Stop after the line that contains "(736,298) rectangle (960,376);"; until then, restate each line of the entries word for word from the very first.
## Start
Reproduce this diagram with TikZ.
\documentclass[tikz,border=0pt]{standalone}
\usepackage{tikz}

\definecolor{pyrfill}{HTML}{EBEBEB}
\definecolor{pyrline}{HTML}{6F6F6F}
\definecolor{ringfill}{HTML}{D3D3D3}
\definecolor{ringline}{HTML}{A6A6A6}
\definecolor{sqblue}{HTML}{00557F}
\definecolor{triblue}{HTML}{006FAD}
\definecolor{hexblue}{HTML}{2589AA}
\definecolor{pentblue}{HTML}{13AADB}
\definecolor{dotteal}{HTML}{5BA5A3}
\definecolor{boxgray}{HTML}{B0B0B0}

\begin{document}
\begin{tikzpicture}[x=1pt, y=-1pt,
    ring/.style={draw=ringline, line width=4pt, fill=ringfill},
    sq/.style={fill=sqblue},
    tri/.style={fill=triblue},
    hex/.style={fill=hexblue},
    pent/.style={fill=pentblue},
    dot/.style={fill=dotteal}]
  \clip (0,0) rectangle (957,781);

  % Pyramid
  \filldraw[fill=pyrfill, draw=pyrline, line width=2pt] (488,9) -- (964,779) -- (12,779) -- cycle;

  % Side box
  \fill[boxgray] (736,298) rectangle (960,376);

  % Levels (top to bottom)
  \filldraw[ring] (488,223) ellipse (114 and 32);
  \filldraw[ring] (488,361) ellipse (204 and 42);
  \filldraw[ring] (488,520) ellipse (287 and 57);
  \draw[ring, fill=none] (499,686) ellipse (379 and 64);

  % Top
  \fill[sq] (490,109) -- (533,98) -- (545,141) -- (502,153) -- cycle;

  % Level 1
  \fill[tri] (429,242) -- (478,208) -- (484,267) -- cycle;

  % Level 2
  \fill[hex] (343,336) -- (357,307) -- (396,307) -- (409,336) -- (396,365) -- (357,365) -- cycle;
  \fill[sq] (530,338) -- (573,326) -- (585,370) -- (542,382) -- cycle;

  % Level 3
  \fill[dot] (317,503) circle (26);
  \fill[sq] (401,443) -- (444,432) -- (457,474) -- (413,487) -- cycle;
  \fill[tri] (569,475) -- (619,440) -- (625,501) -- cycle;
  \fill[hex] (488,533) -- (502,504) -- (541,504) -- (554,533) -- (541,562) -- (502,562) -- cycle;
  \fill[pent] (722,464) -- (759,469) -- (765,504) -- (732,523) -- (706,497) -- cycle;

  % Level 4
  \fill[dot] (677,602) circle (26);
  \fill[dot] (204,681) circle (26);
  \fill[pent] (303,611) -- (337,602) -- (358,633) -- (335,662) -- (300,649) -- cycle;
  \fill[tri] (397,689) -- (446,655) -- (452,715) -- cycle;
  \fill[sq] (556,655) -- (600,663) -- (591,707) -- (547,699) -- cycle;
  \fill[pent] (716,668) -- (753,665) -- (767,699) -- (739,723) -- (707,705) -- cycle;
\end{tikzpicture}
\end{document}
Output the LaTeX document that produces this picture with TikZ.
## End
→ REPLY
Reproduce this diagram with TikZ.
\documentclass[tikz,border=0pt]{standalone}
\usepackage{tikz}

\definecolor{pyrfill}{HTML}{EBEBEB}
\definecolor{pyrline}{HTML}{6F6F6F}
\definecolor{ringfill}{HTML}{D3D3D3}
\definecolor{ringline}{HTML}{A6A6A6}
\definecolor{sqblue}{HTML}{00557F}
\definecolor{triblue}{HTML}{006FAD}
\definecolor{hexblue}{HTML}{2589AA}
\definecolor{pentblue}{HTML}{13AADB}
\definecolor{dotteal}{HTML}{5BA5A3}
\definecolor{boxgray}{HTML}{B0B0B0}

\begin{document}
\begin{tikzpicture}[x=1pt, y=-1pt,
    ring/.style={draw=ringline, line width=4pt, fill=ringfill},
    sq/.style={fill=sqblue},
    tri/.style={fill=triblue},
    hex/.style={fill=hexblue},
    pent/.style={fill=pentblue},
    dot/.style={fill=dotteal}]
  \clip (0,0) rectangle (957,781);

  % Pyramid
  \filldraw[fill=pyrfill, draw=pyrline, line width=2pt] (488,9) -- (964,779) -- (12,779) -- cycle;

  % Side box
  \fill[boxgray] (736,298) rectangle (960,376);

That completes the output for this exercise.